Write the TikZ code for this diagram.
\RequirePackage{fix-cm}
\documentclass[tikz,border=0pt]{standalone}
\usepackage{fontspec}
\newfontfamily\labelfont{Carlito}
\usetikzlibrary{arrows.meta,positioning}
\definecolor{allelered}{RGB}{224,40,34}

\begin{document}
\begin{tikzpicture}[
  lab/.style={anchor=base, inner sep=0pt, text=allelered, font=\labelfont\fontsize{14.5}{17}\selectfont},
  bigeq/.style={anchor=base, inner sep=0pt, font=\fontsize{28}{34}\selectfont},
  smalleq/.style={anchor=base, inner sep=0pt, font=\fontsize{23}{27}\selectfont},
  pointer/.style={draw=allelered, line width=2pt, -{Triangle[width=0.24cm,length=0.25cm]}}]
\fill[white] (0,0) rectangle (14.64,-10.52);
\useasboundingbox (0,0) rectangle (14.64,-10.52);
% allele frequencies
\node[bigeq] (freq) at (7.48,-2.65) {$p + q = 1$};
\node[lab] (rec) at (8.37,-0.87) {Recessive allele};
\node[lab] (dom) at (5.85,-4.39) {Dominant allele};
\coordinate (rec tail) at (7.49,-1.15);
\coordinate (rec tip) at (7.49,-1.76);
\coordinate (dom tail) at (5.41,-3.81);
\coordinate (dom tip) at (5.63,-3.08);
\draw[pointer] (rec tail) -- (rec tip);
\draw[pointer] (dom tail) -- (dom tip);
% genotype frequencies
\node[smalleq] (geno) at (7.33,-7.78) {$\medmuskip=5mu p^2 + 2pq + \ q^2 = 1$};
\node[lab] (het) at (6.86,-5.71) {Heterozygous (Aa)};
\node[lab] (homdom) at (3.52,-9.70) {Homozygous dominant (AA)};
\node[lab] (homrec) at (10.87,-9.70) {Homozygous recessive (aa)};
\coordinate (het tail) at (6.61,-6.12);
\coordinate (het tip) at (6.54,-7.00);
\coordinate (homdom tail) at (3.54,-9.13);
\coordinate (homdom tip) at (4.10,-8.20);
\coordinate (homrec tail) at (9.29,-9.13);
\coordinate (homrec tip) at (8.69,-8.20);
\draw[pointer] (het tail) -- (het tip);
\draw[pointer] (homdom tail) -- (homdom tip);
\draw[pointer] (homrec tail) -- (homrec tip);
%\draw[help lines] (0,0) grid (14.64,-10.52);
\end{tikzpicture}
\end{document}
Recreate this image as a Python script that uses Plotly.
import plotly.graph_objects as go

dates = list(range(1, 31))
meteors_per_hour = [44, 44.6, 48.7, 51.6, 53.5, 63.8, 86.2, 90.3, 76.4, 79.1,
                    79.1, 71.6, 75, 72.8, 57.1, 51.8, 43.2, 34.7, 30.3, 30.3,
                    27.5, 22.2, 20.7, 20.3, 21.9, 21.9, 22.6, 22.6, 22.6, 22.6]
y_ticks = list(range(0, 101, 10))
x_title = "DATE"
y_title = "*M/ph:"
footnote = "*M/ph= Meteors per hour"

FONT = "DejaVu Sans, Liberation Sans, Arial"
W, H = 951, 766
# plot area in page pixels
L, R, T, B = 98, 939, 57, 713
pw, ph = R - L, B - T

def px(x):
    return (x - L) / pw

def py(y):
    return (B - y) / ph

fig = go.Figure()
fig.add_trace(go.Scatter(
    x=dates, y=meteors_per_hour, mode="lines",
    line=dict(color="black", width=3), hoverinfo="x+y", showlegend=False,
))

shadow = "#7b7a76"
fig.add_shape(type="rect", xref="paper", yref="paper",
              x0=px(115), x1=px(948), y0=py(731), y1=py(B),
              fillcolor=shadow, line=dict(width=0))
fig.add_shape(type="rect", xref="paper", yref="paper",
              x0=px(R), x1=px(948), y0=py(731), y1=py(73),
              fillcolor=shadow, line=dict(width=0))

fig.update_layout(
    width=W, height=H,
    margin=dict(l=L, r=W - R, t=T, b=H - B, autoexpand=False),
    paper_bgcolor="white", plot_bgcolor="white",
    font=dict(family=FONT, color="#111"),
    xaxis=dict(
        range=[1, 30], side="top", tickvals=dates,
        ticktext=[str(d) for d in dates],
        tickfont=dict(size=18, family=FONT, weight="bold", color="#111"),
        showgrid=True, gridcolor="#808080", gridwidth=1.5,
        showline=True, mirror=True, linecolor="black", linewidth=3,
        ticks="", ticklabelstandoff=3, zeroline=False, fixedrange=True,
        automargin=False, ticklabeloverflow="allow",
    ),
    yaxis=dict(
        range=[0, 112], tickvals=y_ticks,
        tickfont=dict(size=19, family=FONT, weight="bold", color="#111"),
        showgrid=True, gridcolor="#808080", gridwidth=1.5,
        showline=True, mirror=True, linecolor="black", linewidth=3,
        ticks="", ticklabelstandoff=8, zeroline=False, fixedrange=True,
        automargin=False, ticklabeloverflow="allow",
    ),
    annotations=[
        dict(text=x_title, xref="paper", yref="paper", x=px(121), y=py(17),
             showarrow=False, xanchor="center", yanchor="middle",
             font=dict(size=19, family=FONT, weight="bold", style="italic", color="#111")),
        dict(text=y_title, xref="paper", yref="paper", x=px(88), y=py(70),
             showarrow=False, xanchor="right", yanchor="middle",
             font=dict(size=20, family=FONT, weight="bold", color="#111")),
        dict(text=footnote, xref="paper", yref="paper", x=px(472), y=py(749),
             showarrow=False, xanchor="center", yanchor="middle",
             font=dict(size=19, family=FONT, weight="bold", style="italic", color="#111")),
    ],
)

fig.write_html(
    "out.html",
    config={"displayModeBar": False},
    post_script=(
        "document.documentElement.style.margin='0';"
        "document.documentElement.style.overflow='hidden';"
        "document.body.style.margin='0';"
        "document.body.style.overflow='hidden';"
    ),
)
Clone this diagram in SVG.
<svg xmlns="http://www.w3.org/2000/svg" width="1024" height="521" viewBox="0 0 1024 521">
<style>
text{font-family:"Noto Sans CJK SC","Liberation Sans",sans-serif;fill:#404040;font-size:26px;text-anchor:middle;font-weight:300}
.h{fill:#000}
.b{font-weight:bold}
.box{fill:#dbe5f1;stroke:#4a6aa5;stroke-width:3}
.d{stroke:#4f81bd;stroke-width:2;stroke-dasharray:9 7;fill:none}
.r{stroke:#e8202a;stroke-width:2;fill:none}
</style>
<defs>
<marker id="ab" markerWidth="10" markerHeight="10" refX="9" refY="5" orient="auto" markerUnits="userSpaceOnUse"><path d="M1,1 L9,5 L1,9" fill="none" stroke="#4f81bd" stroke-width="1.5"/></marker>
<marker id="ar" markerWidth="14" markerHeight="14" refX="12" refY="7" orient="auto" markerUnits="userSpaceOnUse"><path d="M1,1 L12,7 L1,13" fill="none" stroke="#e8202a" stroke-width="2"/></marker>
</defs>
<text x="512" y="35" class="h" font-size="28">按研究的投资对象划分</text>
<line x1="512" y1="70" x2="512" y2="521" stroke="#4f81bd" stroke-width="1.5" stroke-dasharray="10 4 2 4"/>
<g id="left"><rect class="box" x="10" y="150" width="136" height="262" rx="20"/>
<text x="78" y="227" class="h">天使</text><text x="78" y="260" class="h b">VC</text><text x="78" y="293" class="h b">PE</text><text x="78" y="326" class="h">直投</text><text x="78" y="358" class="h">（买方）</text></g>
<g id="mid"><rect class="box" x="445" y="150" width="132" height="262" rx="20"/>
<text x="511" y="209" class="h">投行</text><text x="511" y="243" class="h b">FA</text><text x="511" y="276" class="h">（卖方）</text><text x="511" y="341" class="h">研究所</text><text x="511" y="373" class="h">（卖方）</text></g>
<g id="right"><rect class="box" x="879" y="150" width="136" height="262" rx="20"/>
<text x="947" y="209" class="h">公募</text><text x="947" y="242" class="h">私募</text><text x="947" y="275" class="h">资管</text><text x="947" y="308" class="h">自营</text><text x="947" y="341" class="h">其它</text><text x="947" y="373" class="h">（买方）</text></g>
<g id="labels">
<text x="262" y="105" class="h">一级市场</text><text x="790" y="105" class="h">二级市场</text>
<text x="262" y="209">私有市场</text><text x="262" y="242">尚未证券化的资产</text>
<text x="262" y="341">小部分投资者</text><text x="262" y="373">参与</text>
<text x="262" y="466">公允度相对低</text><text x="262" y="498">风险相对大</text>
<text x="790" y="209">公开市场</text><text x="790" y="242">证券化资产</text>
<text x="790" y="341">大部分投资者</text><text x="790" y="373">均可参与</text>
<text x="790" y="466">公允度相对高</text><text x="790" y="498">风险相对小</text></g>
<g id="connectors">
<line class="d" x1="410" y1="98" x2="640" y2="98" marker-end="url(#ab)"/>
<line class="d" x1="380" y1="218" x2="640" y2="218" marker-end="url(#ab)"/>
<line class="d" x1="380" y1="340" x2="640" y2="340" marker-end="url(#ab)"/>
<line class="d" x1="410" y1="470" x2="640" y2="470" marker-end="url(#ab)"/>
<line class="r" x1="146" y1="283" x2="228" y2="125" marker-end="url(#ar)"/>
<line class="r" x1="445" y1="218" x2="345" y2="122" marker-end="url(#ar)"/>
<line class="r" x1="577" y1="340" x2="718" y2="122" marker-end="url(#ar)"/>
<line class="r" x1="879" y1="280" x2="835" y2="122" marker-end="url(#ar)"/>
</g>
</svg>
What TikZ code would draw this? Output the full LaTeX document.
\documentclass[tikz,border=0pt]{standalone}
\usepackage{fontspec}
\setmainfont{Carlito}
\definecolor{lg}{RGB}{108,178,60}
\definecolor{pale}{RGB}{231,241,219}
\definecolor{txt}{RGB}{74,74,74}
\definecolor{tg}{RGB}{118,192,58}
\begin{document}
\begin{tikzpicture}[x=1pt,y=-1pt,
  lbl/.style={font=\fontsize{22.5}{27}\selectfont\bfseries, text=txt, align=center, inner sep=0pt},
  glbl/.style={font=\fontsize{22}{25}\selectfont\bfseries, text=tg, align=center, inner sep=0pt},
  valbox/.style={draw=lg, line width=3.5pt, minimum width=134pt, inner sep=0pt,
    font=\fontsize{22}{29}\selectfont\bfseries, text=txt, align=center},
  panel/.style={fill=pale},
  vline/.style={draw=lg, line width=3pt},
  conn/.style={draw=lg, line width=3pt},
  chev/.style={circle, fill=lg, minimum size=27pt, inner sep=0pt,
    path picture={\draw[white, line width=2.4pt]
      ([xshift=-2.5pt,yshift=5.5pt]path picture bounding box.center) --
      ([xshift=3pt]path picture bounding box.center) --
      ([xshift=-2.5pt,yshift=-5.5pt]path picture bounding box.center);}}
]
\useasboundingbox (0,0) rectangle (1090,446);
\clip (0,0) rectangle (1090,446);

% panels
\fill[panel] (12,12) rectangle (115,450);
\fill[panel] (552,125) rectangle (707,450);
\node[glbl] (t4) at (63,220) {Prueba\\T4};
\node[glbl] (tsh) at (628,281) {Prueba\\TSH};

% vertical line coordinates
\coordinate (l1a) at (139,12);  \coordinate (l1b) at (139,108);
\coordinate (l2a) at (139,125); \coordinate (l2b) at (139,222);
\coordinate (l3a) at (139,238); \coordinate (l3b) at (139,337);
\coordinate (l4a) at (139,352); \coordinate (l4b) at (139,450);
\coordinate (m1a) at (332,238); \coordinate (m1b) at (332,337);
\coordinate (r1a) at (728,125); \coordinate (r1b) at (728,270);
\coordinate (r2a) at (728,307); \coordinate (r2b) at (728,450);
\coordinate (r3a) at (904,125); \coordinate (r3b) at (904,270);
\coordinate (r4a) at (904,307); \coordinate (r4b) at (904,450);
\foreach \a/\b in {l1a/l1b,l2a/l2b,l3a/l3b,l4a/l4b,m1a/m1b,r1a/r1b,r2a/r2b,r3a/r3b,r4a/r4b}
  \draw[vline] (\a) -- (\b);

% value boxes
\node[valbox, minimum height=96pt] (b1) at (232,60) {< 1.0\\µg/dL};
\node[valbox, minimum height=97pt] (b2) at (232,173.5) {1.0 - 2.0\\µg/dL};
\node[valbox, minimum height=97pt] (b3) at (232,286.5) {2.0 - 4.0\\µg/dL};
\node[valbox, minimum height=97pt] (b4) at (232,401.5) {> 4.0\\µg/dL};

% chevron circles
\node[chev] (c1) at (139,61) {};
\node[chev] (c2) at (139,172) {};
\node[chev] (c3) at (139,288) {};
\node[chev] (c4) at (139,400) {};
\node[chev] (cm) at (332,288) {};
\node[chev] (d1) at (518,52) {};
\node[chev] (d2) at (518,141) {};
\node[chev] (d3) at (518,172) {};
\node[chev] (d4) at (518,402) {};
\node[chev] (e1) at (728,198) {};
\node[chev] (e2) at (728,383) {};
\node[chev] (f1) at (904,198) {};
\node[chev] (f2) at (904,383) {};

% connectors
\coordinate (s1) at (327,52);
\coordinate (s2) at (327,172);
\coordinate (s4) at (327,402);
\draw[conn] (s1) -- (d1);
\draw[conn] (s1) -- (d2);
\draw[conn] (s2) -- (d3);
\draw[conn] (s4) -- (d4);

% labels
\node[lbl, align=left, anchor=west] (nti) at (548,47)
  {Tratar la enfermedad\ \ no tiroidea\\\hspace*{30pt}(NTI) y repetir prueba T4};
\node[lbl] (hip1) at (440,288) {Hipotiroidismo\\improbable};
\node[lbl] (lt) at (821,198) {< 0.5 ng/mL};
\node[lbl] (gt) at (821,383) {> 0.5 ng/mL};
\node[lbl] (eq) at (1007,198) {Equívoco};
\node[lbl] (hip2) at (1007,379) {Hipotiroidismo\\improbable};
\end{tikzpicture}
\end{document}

* _Stated goal_:
Exactly and only the lines from the line with "Recreate this image" to the line with "import plotly.graph_objects as go", both included, are to be printed.

* _Solution_:
Recreate this image as a Python script that uses Plotly.
import plotly.graph_objects as go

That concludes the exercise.